Care is a central concept in conceiving a society that restores, nurtures, and share, instead of destroying, plundering, exploiting, and harming the world. If the reciprocal act of caring and being cared for is inevitable in our life, then the question of who provides care and what kind of relationship is established with the caregivers is important. Care is currently provided by increasing number of migrant women, who move to the Global North through the gendered international migration system established through complicity between the state and the market. This can be considered as a “structural violence” that produces unfree labor.

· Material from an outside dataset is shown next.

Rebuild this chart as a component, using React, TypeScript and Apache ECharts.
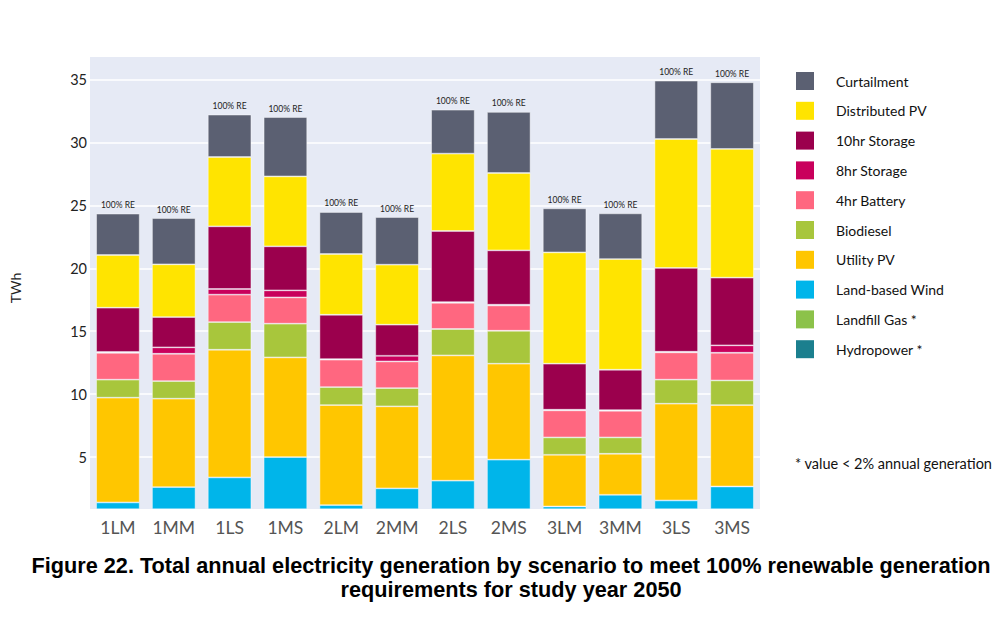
import React, { useEffect, useRef } from "react";
import * as echarts from "echarts";

const categories = ["1LM", "1MM", "1LS", "1MS", "2LM", "2MM", "2LS", "2MS", "3LM", "3MM", "3LS", "3MS"];

const hydropower = [0.35, 0.35, 0.35, 0.35, 0.35, 0.35, 0.35, 0.35, 0.35, 0.35, 0.35, 0.35];
const landfillGas = [0.5, 0.5, 0.5, 0.5, 0.5, 0.5, 0.5, 0.5, 0.5, 0.5, 0.5, 0.5];
const landWind = [0.54, 1.76, 2.53, 4.15, 0.33, 1.66, 2.27, 3.94, 0.22, 1.15, 0.7, 1.81];
const utilityPV = [8.33, 7.03, 10.15, 7.92, 7.95, 6.52, 9.96, 7.63, 4.11, 3.26, 7.69, 6.47];
const biodiesel = [1.43, 1.4, 2.2, 2.68, 1.43, 1.45, 2.1, 2.62, 1.38, 1.3, 1.91, 1.96];
const battery4 = [2.13, 2.17, 2.18, 2.09, 2.18, 2.12, 2.08, 2.01, 2.15, 2.12, 2.17, 2.2];
const storage8 = [0.07, 0.51, 0.45, 0.56, 0.05, 0.45, 0.06, 0.06, 0.05, 0.05, 0.05, 0.59];
const storage10 = [3.52, 2.41, 4.98, 3.5, 3.52, 2.47, 5.65, 4.32, 3.66, 3.21, 6.66, 5.38];
const distributedPV = [4.19, 4.19, 5.51, 5.56, 4.83, 4.77, 6.15, 6.15, 8.85, 8.8, 10.25, 10.23];
const curtailment = [3.29, 3.68, 3.37, 4.72, 3.34, 3.79, 3.49, 4.85, 3.5, 3.63, 4.64, 5.3];

const yTicks = [5, 10, 15, 20, 25, 30, 35];
const barLabel = "100% RE";

const seriesDefs = [
  { name: "Hydropower *", data: hydropower, color: "#1b7f8e" },
  { name: "Landfill Gas *", data: landfillGas, color: "#8cc24a" },
  { name: "Land-based Wind", data: landWind, color: "#00b5ea" },
  { name: "Utility PV", data: utilityPV, color: "#ffc600" },
  { name: "Biodiesel", data: biodiesel, color: "#a8c63c" },
  { name: "4hr Battery", data: battery4, color: "#ff6780" },
  { name: "8hr Storage", data: storage8, color: "#c9005c" },
  { name: "10hr Storage", data: storage10, color: "#9b004d" },
  { name: "Distributed PV", data: distributedPV, color: "#ffe400" },
  { name: "Curtailment", data: curtailment, color: "#5b6072" },
];

const FONT = "Lato";

export default function App() {
  const ref = useRef<HTMLDivElement>(null);
  useEffect(() => {
    if (!ref.current) return;
    const chart = echarts.init(ref.current, null, { renderer: "svg" });
    const series = seriesDefs.map((s, i) => ({
      type: "bar",
      name: s.name,
      stack: "total",
      data: s.data,
      barWidth: "78%",
      itemStyle: { color: s.color, borderColor: "rgba(255,255,255,0.55)", borderWidth: 0.8 },
      label:
        i === seriesDefs.length - 1
          ? {
              show: true,
              position: "top",
              distance: 4,
              formatter: barLabel,
              fontSize: 8.5,
              color: "#222",
              fontFamily: FONT,
            }
          : { show: false },
    }));
    chart.setOption({
      animation: false,
      backgroundColor: "#ffffff",
      grid: {
        left: 90,
        right: 240,
        top: 57,
        bottom: 131,
        show: true,
        backgroundColor: "#e6eaf5",
        borderWidth: 0,
      },
      xAxis: {
        type: "category",
        data: categories,
        axisLine: { show: false },
        axisTick: { show: false },
        axisLabel: { fontSize: 17.5, color: "#555", fontFamily: FONT, margin: 9 },
      },
      yAxis: {
        type: "value",
        min: 0.87,
        max: 36.8,
        axisLine: { show: false },
        axisTick: { show: false, customValues: yTicks },
        axisLabel: { fontSize: 14.5, color: "#222", fontFamily: FONT, margin: 3, customValues: yTicks },
        splitLine: { show: true, lineStyle: { color: "#ffffff", width: 1.5 } },
      },
      legend: {
        orient: "vertical",
        left: 796,
        top: 72,
        padding: 0,
        itemWidth: 18,
        itemHeight: 18,
        itemGap: 11.8,
        icon: "rect",
        data: seriesDefs.map((s) => s.name).reverse(),
        itemStyle: { borderWidth: 0 },
        textStyle: { fontSize: 14, color: "#111", fontFamily: FONT, padding: [0, 0, 0, 17] },
        selectedMode: false,
      },
      graphic: [
        {
          type: "text",
          x: 15,
          y: 288,
          rotation: Math.PI / 2,
          style: { text: "TWh", fontSize: 14, fill: "#222", fontFamily: FONT, textAlign: "center", textVerticalAlign: "middle" },
        },
        {
          type: "text",
          x: 795,
          y: 463,
          style: { text: "* value < 2% annual generation", fontSize: 14.5, fill: "#111", fontFamily: FONT, textAlign: "left", textVerticalAlign: "middle" },
        },
        {
          type: "text",
          x: 511,
          y: 576,
          style: {
            text: "Figure 22. Total annual electricity generation by scenario to meet 100% renewable generation",
            fontSize: 21.7,
            fontWeight: "bold",
            fill: "#000",
            fontFamily: "Liberation Sans",
            textAlign: "center",
            textVerticalAlign: "bottom",
          },
        },
        {
          type: "text",
          x: 511,
          y: 600,
          style: {
            text: "requirements for study year 2050",
            fontSize: 21.7,
            fontWeight: "bold",
            fill: "#000",
            fontFamily: "Liberation Sans",
            textAlign: "center",
            textVerticalAlign: "bottom",
          },
        },
      ],
      series,
    });
    return () => chart.dispose();
  }, []);
  return <div ref={ref} style={{ position: "fixed", left: 0, top: 0, width: 1000, height: 640, background: "#fff" }} />;
}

This paper focuses on migrant care workers working in Taiwan and Japan to identify their diverse vulnerabilities. I start by introducing the concepts of migration regime and care regime and discuss how migrant care workers are constructed differently at the intersection of different regimes. Then, I examine how the occupation of care, in addition to being a migrant, is associated with diverse vulnerabilities. Since care work involves excretion, it is avoided as disruptive to the social order, and care settings can be spaces filled with structural violence that intensively embody the disposal by global capitalism. On the other hand, however, countervailing movements for the recognition and empowerment of care workers, including migrant workers, through the establishment of international norms, access to citizenship, and the formation of multicultural care communities are underway.
I conclude that we cannot expect to be cared for by migrant workers unless the value of care work is recognized and rights are granted to migrant care workers. Caring for migrant workers is the first step toward making our society decent and humane.